Por Hugo Morán – Exdiputado
Sobre pobreza energética se ha escrito mucho en nuestro país a lo largo de la última década, aunque tengo la impresión de que se ha debatido mucho más sobre sus efectos que sobre sus causas, y quizás sea esa la razón de que aún hoy sigamos explorando más el terreno de los paliativos coyunturales que de las respuestas estructurales.
Cierto que antes de que una persona, o una familia, alcancen el grado de pobreza extrema, o antes incluso el de pobreza severa, su situación habrá ido deteriorándose progresivamente agotando toda capacidad de ahorro y de privación. Así la pobreza energética no es sino una de las terminales de la pobreza en toda su extensión, de tal forma que la primera encontrará respuesta adecuada en el marco en que se resuelva la segunda, porque ante una situación de riesgo habitacional, sanitario, educativo e incluso alimentario, es seguro que una familia recortará antes sus gastos en electricidad o en gas.

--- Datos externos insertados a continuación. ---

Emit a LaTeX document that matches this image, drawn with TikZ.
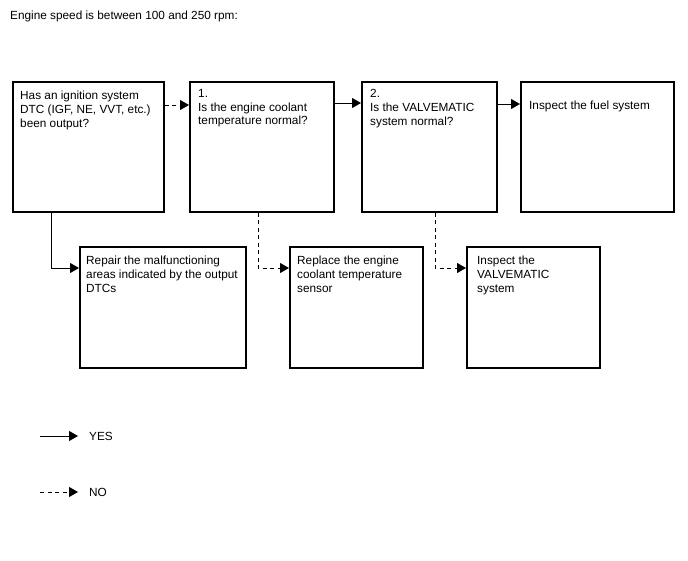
\documentclass[tikz,border=0pt]{standalone}
\usepackage{fontspec}
\setmainfont{Liberation Sans}
\usetikzlibrary{arrows.meta}

\tikzset{
  box/.style={draw, line width=1.5pt, anchor=north west, inner sep=0pt},
  txt/.style={anchor=north west, align=left, inner sep=0pt, font=\fontsize{11.8}{13.8}\selectfont},
  yes/.style={-{Triangle[length=9pt,width=10pt]}, line width=1pt},
  no/.style={yes, dash pattern=on 4pt off 3.5pt},
}

\begin{document}
\begin{tikzpicture}[x=1pt, y=-1pt]
    \useasboundingbox (0,0) rectangle (688,560);

    \node[txt] (title) at (10,11) {Engine speed is between 100 and 250 rpm:};

    % top row
    \node[box, minimum width=151, minimum height=130] (ign) at (12,81) {};
    \node[box, minimum width=144, minimum height=130] (coolant) at (189,81) {};
    \node[box, minimum width=135, minimum height=130] (valve) at (361,81) {};
    \node[box, minimum width=153, minimum height=130] (fuel) at (520,81) {};

    % bottom row
    \node[box, minimum width=166, minimum height=121] (repair) at (79,246) {};
    \node[box, minimum width=133, minimum height=121] (replace) at (289,246) {};
    \node[box, minimum width=133, minimum height=121] (vinsp) at (466,246) {};

    \node[txt] (ign-t) at (20,91) {Has an ignition system\\DTC (IGF, NE, VVT, etc.)\\been output?};
    \node[txt] (coolant-t) at (198,89) {1.\\Is the engine coolant\\temperature normal?};
    \node[txt] (valve-t) at (370,89) {2.\\Is the VALVEMATIC\\system normal?};
    \node[txt] (fuel-t) at (529,101) {Inspect the fuel system};
    \node[txt] (repair-t) at (86,256) {Repair the malfunctioning\\areas indicated by the output\\DTCs};
    \node[txt] (replace-t) at (297,256) {Replace the engine\\coolant temperature\\sensor};
    \node[txt] (vinsp-t) at (477,256) {Inspect the\\VALVEMATIC\\system};

    % connectors
    \draw[no] ([yshift=-24pt]ign.north east) -- ([yshift=-24pt]coolant.north west);
    \draw[yes] ([yshift=-22pt]coolant.north east) -- ([yshift=-22pt]valve.north west);
    \draw[yes] ([yshift=-23pt]valve.north east) -- ([yshift=-23pt]fuel.north west);
    \draw[yes] ([xshift=39pt]ign.south west) |- ([yshift=-22pt]repair.north west);
    \draw[no] ([xshift=69pt]coolant.south west) |- ([yshift=-22pt]replace.north west);
    \draw[no] ([xshift=74pt]valve.south west) |- ([yshift=-22pt]vinsp.north west);

    % legend
    \coordinate (yes-a) at (40,436);
    \coordinate (yes-b) at (78,436);
    \coordinate (no-a) at (40,492);
    \coordinate (no-b) at (78,492);
    \node[txt, anchor=west] (yes-l) at (89,436) {YES};
    \node[txt, anchor=west] (no-l) at (89,492) {NO};
    \draw[yes] (yes-a) -- (yes-b);
    \draw[no] (no-a) -- (no-b);
\end{tikzpicture}
\end{document}
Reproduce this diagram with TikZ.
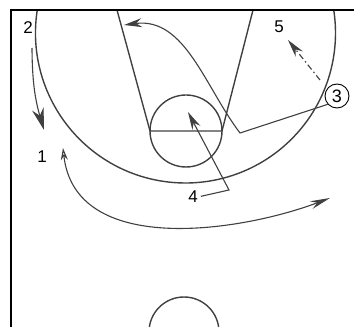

Hago esta introducción previa para acotar el alcance de mi reflexión siguiente, dejando claro desde el principio que la pobreza energética no desaparecerá mientras subsista la pobreza como un estado de carencia o de vulnerabilidad. Pero que es posible atemperar en buena medida sus impactos concretos mediante una política sectorial sustentada sobre la idea de la energía como derecho antes que como negocio.
Habría de gestionarse la energía atendiendo a dos cualidades bien distintas a la hora de legislar: la energía como una necesidad vital (esto es un derecho de ciudadanía), y la energía como vector económico. La respuesta a la pobreza ha de abordarse en el terreno del derecho de ciudadanía.
En primer término convendría abordar sin mayor dilación la sustitución de un modelo de mercado que, habiendo sido desbordado por razones fundamentalmente de carácter tecnológico, se ha convertido en un instrumento incentivador de la usura. El precio de la energía ha de ir en consonancia con lo que cueste producirla; es una aberración que la más barata se pague al precio de la más cara.
No debería tener el mismo precio la energía que se necesita para garantizar unos estándares de calidad de vida digna, que la que se destina a actividades de ocio, divertimento u otros usos. Así habría de establecerse por ley un mínimo vital básico para las necesidades que se definan en una primera vivienda, sujeto a un precio social, y una escala ascendente de precios para aquellos consumos que excedan de ese mínimo. De tal manera que mediante una señal destinada al fomento del ahorro y la eficiencia, se consiga además un cierto equilibrio del sistema por la vía de los ingresos.
Hecho lo anterior, es entonces cuando ha de intervenir el Estado Social en auxilio de quienes, por su situación de pobreza, no puedan atender sus necesidades energéticas básicas.
«El precio de la energía ha de ir en consonancia con lo que cueste producirla»
Para lo cual primero habría que saber cuanto cuesta producirla y cambiar el sistema de subasta de energía que se hace en la actualidad.
22 febrero 2017 | 14:40
Ser humano. Un servicio, agua y un techo y arboles. Necesidad antes todo estaba a mano leña agua servicios, costaba el trabajo ahora son todo beneficios que el estado debería manejar para la igualdad de pueblo. No es así cierto seres humanos solo se aprovechan para sí mismo y su familia.
23 febrero 2017 | 07:03
Viniendo de alguien que ha estado cerca del gobierno de la nación, es curioso que estas soluciones, al parecer, sólo se os ocurren cuando no estáis en el gobierno. El sistema de fijación de precios siempre ha sido un mar revuelto que ha beneficiado a las compañías. Y la prueba que no lo han cambiado ¿no?